Did you enjoy 28 Days Later? Well, good news for you. Thanks to the almost seamless transition in visual style, pacing, and tone from 28 Days Later to its just-released-to-DVD sequel, 28 Weeks Later, there’s an 87% chance that you’ll find the sequel to be 92% satisfying.
Seriously… you’ll recognize a lot of elements from the first film in 28 Weeks Later. (And that’s a good thing. If it ain’t broke… ) There are those fantastic wide shots of an uninhabited, post-zombie-infestation London. Creepy. Although this time around, you’ll also get a lot of sweeping overhead shots of empty streets and deserted buildings… and you will wonder how the producers pulled it off.
There are those great, prolonged close-ups of actors’ faces during non-verbal moments of reaction or reflection. The gray and muted visual tones of the movie that make a subconscious suggestion that the city is diseased or not-quite-right… which you almost don’t even notice until intentionally-shocking moments of sunlight. (Or maybe that’s just London on a good day, I don’t know.) And, of course, the bouncy hand-held cam shots of frenetic zombie violence. And running. Lots of running.
You’ve got to wonder how the two movies ended up so wonderfully similar in so many respects, considering that the production teams (including writing and directing roles) were comprised of different players. Juan Carlos Fresnadillo took over directing duties from Danny Boyle, who stayed on as an executive producer for the sequel.
I almost wonder if Boyle’s “producer” duties played out something like this:
Juan Carlos: …and, cut!
Danny: Hey, Juan Carlos, sorry to bother you, again…
Juan Carlos: Sigh. Sure, Danny, what’s up?
Danny: Well, I couldn’t help but notice that you didn’t shoot that last scene like I would have shot it. Here, let me show you how to do it…
The sequel does come up somewhat short in one respect, however, and that’s in the overwhelming-sense-of-despair department. In the first movie, you only learned as much about the newly-zombie-infested world as the experience of the main character, Jim, would allow. And since he was fresh out of a coma in the middle of a mysteriously-deserted hospital after the initial zombie outbreak had already happened… you and Jim were pretty much in the dark. First, you wondered, where the hell is everyone else? Then, are there any other survivors? And, are there any remnants of government or military? Had the rage virus spread outside Britain? Is there any hope for the ragtag group of survivors that forms over the course of the movie, or would they be fending for themselves against relentless zombie attacks for forevermore?
By gradually revealing the apocalyptic world to both audiences and the characters, the filmmakers behind 28 Days Later allowed viewers to share the sense of dread, desperation, and hopelessness that plagued the protagonists. Not so much in 28 Weeks Later.

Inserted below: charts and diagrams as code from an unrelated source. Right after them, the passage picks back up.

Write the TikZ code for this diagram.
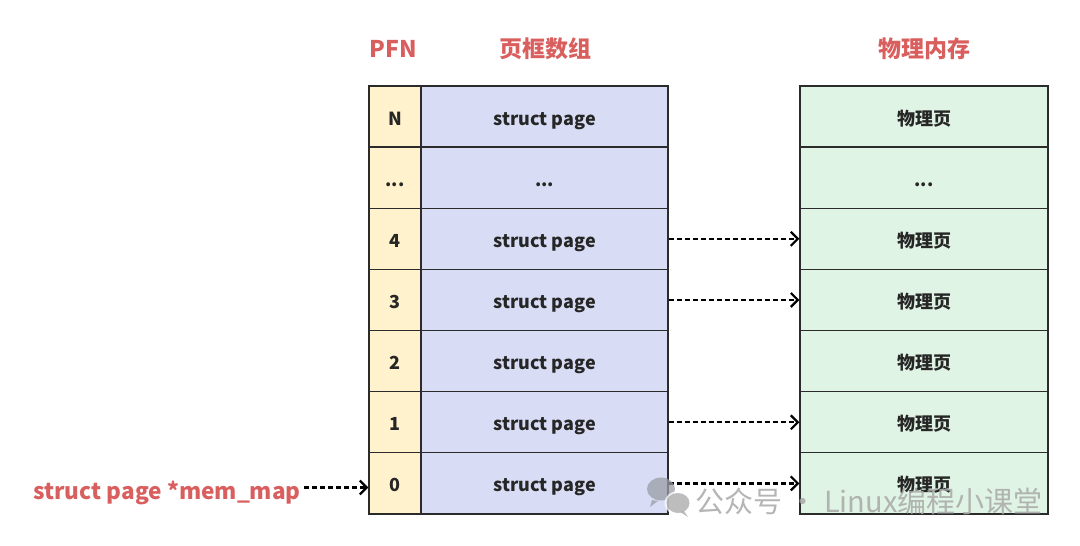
\documentclass[tikz,border=0pt]{standalone}
\usepackage{fontspec}
\setmainfont{Noto Sans CJK SC}
\usetikzlibrary{arrows.meta}
\definecolor{titlered}{HTML}{D95F5F}
\definecolor{pfnfill}{HTML}{FFF2CC}
\definecolor{pagefill}{HTML}{D8DDF5}
\definecolor{physfill}{HTML}{DFF4E4}
\definecolor{edge}{HTML}{2B2B2B}
\definecolor{wmgray}{HTML}{A8A8A8}
\definecolor{wmdark}{HTML}{9A9CA6}
\newcommand{\myellip}{...}
\tikzset{
  cell/.style={draw=edge, line width=1.3pt, minimum height=61.14pt, inner sep=0pt, text height=17pt, text depth=0pt, font=\fontsize{18}{20}\selectfont\bfseries, text=black!85},
  pfncell/.style={cell, fill=pfnfill, minimum width=52pt},
  pagecell/.style={cell, fill=pagefill, minimum width=247pt},
  physcell/.style={cell, fill=physfill, minimum width=248pt},
  title/.style={font=\fontsize{23}{26}\selectfont\bfseries, text=titlered, anchor=base},
  ptr/.style={line width=2.4pt, dash pattern=on 5pt off 3pt, -{Straight Barb[length=7pt,width=14pt,line width=2.2pt]}}
}
\begin{document}
\begin{tikzpicture}[x=1pt,y=-1pt]
\useasboundingbox (0,0) rectangle (1080,546);
% titles
\node[title] (tpfn) at (393,57) {PFN};
\node[title] (tarr) at (545,57) {页框数组};
\node[title] (tmem) at (924,57) {物理内存};
% rows
\foreach \i/\lab/\plab/\glab in {0/N/物理页/struct page, 1/\myellip/\myellip/\myellip, 2/4/物理页/struct page, 3/3/物理页/struct page, 4/2/物理页/struct page, 5/1/物理页/struct page, 6/0/物理页/struct page}{
  \pgfmathsetmacro{\yy}{86+61.14*(\i+0.5)}
  \node[pfncell] (pfn\i) at (395,\yy) {\lab};
  \node[pagecell] (pg\i) at (544.5,\yy) {\glab};
  \node[physcell] (ph\i) at (924,\yy) {\plab};
}
% mappings
\foreach \i in {2,3,5,6}{
  \draw[ptr] (pg\i.east) -- (ph\i.west);
}
% mem_map pointer
\node[font=\fontsize{22.6}{26}\selectfont\bfseries, text=titlered, anchor=base east, text height=23pt, text depth=0pt, inner xsep=3pt] (memmap) at (304,499) {struct page *mem\_map};
\draw[ptr] (memmap.east) -- (memmap.east -| pfn6.west);
% watermark
\begin{scope}[opacity=0.75]
  \fill[wmdark] (661,489) ellipse [x radius=14pt, y radius=11.5pt];
  \fill[wmdark] (652,500) -- (650,507) -- (658,501) -- cycle;
  \fill[white] (678,503) ellipse [x radius=13.5pt, y radius=12pt];
  \fill[wmgray] (678,503) ellipse [x radius=11.5pt, y radius=10pt];
  \fill[wmgray] (684,511) -- (688,517) -- (680,512) -- cycle;
\end{scope}
\node[font=\fontsize{29}{32}\selectfont, text=wmgray, opacity=0.85, anchor=base west, inner sep=0pt] (wm) at (695,512) {公众号 · Linux编程小课堂};
\end{tikzpicture}
\end{document}
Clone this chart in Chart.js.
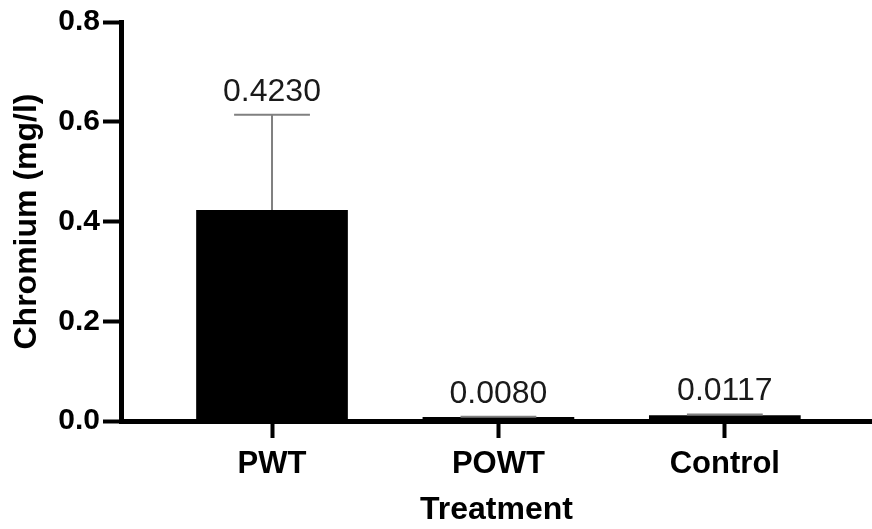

The sequel finds the U.S. military securing London for re-habitation. In fact, the military’s control of the city is so demonstrably complete, it’s hard to get nervous when the inevitable outbreak of the rage virus happens. Sure, it sucks for the few hundred civilians at ground level, but there’s not really a point at which you worry that the problem can’t be sniped, gassed, burned, or bombed to smithereens. Or, all of the above, as the case happens to be.
Don’t let me detract from how this scenario lends to a more challenging (and interesting) gauntlet of obstacles for the film’s protagonist’s however. The good guys have to worry about lots more than zombies, and that’s a good thing for the movie.
The long and short of it: If you liked the first one, the sequel’s a pretty safe bet. Safer than having to rely on Britney Spears for maternal care, anyway.